Mein Mann trat auf mich zu. Ich bedeckte das Gesicht des Kindes und deckte es dann schnell wieder auf.

»Iwan Sergeitsch«, sagte mein Mann, indem er das Unterkinn des Kleinen mit den Fingern berührte. Aber ich deckte Iwan Sergeitsch rasch wieder zu; niemand außer mir sollte ihn lange ansehen. Dann blickte ich zu Sergej Michailowitsch auf. Seine Augen lachten, während sie in die meinigen sahen, und zum erstenmal seit langer Zeit war es mir lieb und wohltuend, in seine Augen zu schauen.

*

Von diesem Tage an war mein Liebesroman mit meinem Manne zu Ende.

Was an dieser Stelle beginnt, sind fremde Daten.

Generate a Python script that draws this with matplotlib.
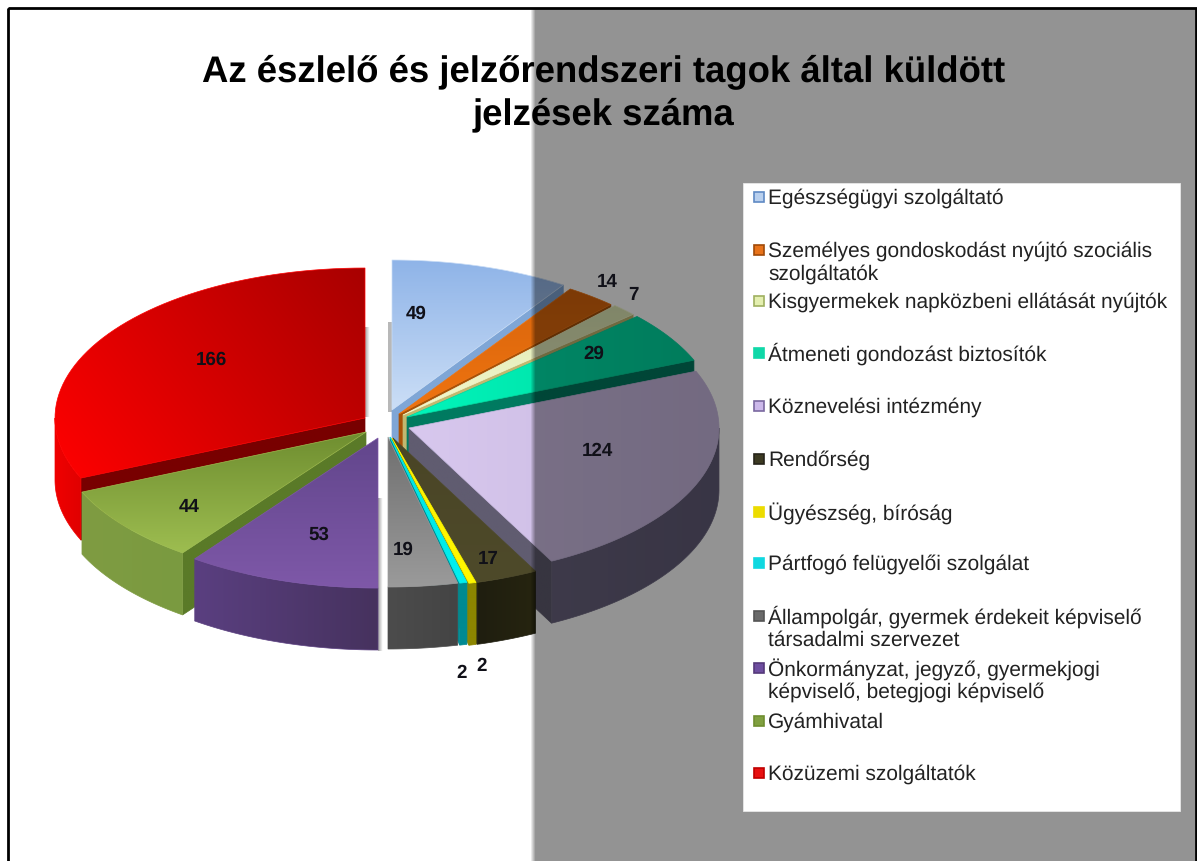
import numpy as np
import matplotlib
matplotlib.use('Agg')
import matplotlib.pyplot as plt
from matplotlib.colors import to_rgb
from matplotlib.patches import Polygon, Rectangle

plt.rcParams['font.family'] = ['Liberation Sans', 'DejaVu Sans']
plt.rcParams['text.hinting'] = 'none'

# Chart data
categories = [
    "Egészségügyi szolgáltató",
    "Személyes gondoskodást nyújtó szociális\nszolgáltatók",
    "Kisgyermekek napközbeni ellátását nyújtók",
    "Átmeneti gondozást biztosítók",
    "Köznevelési intézmény",
    "Rendőrség",
    "Ügyészség, bíróság",
    "Pártfogó felügyelői szolgálat",
    "Állampolgár, gyermek érdekeit képviselő\ntársadalmi szervezet",
    "Önkormányzat, jegyző, gyermekjogi\nképviselő, betegjogi képviselő",
    "Gyámhivatal",
    "Közüzemi szolgáltatók",
]
values = [49, 14, 7, 29, 124, 17, 2, 2, 19, 53, 44, 166]
title_lines = "Az észlelő és jelzőrendszeri tagok által küldött\njelzések száma"

# Layout of the fake 3D pie, in pixels of the picture
RX, RY, DEPTH = 310, 150, 62
tips = [(392, 410), (399, 414), (403, 415), (407, 417), (409, 428), (393, 438),
        (392, 438), (390, 437), (388, 437), (378, 438), (366, 432), (365, 418)]
label_pos = [(416, 314), (607, 282), (633, 295), (594, 354), (597, 451), (488, 559),
             (482, 666), (462, 673), (403, 550), (319, 535), (189, 507), (211, 360)]
legend_y = [197, 250, 301, 353, 406, 459, 512, 563, 616, 668, 721, 773]
line_gap = 23
# soft shadow strips next to the slices: x, y top, y bottom
shadow_strips = [(365, 327, 417), (378, 498, 651)]

# top colour start, top colour end, cut face, outer wall left, outer wall right, marker, marker edge
styles = [
    ('#8fb4e8', '#cbdef6', '#7fa6d6', '#7fa6d6', '#7fa6d6', '#b9d0ee', '#5f8ac4'),
    ('#d8650c', '#f07410', '#a85208', '#a85208', '#a85208', '#e8731a', '#a04a08'),
    ('#dfe9b5', '#f3f8cc', '#c2b870', '#c2b870', '#c2b870', '#e4efb0', '#9fb060'),
    ('#00d8a0', '#00f5bb', '#007a60', '#007a60', '#007a60', '#10d8a8', '#10d8a8'),
    ('#c8b8e0', '#d8c8ee', '#605c70', '#6b6580', '#625c78', '#ccb8ea', '#7a68a0'),
    ('#4a4526', '#4e4a2a', '#1f1e10', '#1f1e10', '#26240f', '#3c3a22', '#26241a'),
    ('#fff000', '#fff800', '#8c8600', '#8c8600', '#8c8600', '#ecdc00', '#ecdc00'),
    ('#00e0e0', '#00f0f0', '#008a92', '#008a92', '#008a92', '#10d8e0', '#10d8e0'),
    ('#707070', '#9a9a9a', '#4a4a4a', '#4c4c4c', '#444444', '#6a6a6a', '#555555'),
    ('#62468c', '#7e58a8', '#4a3468', '#5a3f80', '#46325e', '#6e4ea0', '#55397a'),
    ('#6f8e30', '#9dbd50', '#5a7a28', '#7f9c42', '#7a9a40', '#80a040', '#6f8e30'),
    ('#a80000', '#ff0000', '#780000', '#f00000', '#e00000', '#e81010', '#c00000'),
]

fig = plt.figure(figsize=(11.97, 8.61), dpi=100)
ax = fig.add_axes([0, 0, 1, 1])
ax.set_xlim(0, 1197)
ax.set_ylim(861, 0)
ax.axis('off')

z = [2]


def fill_grad(pts, c1, c2, dx=0.0, dy=1.0):
    # polygon filled by a linear gradient: imshow clipped to the polygon
    pts = np.asarray(pts)
    z[0] += 1
    poly = Polygon(pts, closed=True, fc='none', ec=c2, lw=0.5, zorder=z[0] + 0.5)
    ax.add_patch(poly)
    x0, y0 = pts.min(axis=0)
    x1, y1 = pts.max(axis=0)
    xx, yy = np.meshgrid(np.linspace(0, 1, 80), np.linspace(0, 1, 80))
    t = xx * dx + yy * dy
    t = (t - t.min()) / (t.max() - t.min())
    a, b = np.array(to_rgb(c1)), np.array(to_rgb(c2))
    rgb = a + (b - a) * t[..., None]
    im = ax.imshow(rgb, extent=(x0, x1, y1, y0), aspect='auto', zorder=z[0],
                   interpolation='bilinear')
    im.set_clip_path(poly)


def rim(tip, a0, a1, n=60):
    th = np.linspace(a0, a1, n)
    return np.column_stack([tip[0] + RX * np.sin(th), tip[1] - RY * np.cos(th)])


def draw_slice(i):
    a0, a1 = angles[i], angles[i + 1]
    tip = tips[i]
    c1, c2, cut, wall1, wall2 = styles[i][:5]
    # cut face that looks at the viewer
    edge = a1 if a0 < np.pi else a0
    if abs(edge - np.pi) > 1e-3:
        p = rim(tip, edge, edge, 1)[0]
        fill_grad([tip, p, (p[0], p[1] + DEPTH), (tip[0], tip[1] + DEPTH)], cut, cut)
    # outer wall on the front half
    w0, w1 = max(a0, np.pi / 2), min(a1, 3 * np.pi / 2)
    if w0 < w1:
        top = rim(tip, w0, w1)
        bottom = top[::-1] + [0, DEPTH]
        fill_grad(np.vstack([top, bottom]), wall2, wall1, dx=-1, dy=0)
    # top face
    outer = rim(tip, a0, a1)
    pts = np.vstack([[tip], outer])
    if i == 11:
        fill_grad(pts, c1, c2, dx=-1, dy=0.5)
    elif i in (3, 4):
        fill_grad(pts, c2, c1, dx=1, dy=0)
    else:
        fill_grad(pts, c1, c2)


angles = np.concatenate([[0], np.cumsum(values)]) / sum(values) * 2 * np.pi

# shadows go under the pie
for sx, y0, y1 in shadow_strips:
    fade = np.zeros((1, 8, 4))
    fade[0, :, :3] = 0.35
    fade[0, :, 3] = np.linspace(0.55, 0.0, 8)
    ax.imshow(fade, extent=(sx, sx + 5, y1, y0), aspect='auto', zorder=1, interpolation='bilinear')
ax.add_patch(Rectangle((388, 322), 4, 90, fc='#b8b8b8', ec='none', zorder=1))

# back to front: right side going clockwise, then left side going back
for i in list(range(0, 9)) + [11, 10, 9]:
    draw_slice(i)

# gray overlay on the right half, soft left edge
ramp = np.zeros((1, 660, 4))
ramp[0, :, 3] = np.clip(np.arange(660) / 5.0, 0, 1) * 0.427
ax.imshow(ramp, extent=(530, 1190 + 6, 861, 9), aspect='auto', zorder=200, interpolation='bilinear')

# frame
ax.add_patch(Rectangle((8, 8), 1188, 860, fc='none', ec='black', lw=2.0, zorder=210))

for v, (x, y) in zip(values, label_pos):
    ax.text(x, y, str(v), ha='center', va='center', fontsize=13.5, fontweight='bold',
            color='#101018', zorder=220)

ax.text(603.5, 93, title_lines, ha='center', va='center', fontsize=26.3, fontweight='bold',
        color='black', linespacing=1.3, zorder=220)

# legend
ax.add_patch(Rectangle((743, 183), 437, 628, fc='white', ec='#e8e8e8', lw=0.6, zorder=205))
for i, name in enumerate(categories):
    y = legend_y[i]
    ax.plot(759, y, marker='s', ms=7.5, mfc=styles[i][5], mec=styles[i][6], mew=1.2, zorder=215)
    ax.text(768, y + 1, name.split('\n')[0], ha='left', va='center', fontsize=15,
            color='#222222', zorder=220)
    if '\n' in name:
        ax.text(768, y + 1 + line_gap, name.split('\n')[1], ha='left', va='center', fontsize=15,
                color='#222222', zorder=220)

ax.set_xlim(0, 1197)
ax.set_ylim(861, 0)
fig.savefig('out.png', dpi=100)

Das alte Gefühl wurde zu teueren, unwiederbringlichen Erinnerungen, und ein neues Gefühl der Liebe für meine Kinder und für den Vater meiner Kinder legte den Grund jenes anderen, ebenfalls glücklichen, aber in ganz anderer Weise glücklichen Lebens, das ich bis zu diesem Augenblicke noch nicht zu Ende gelebt habe.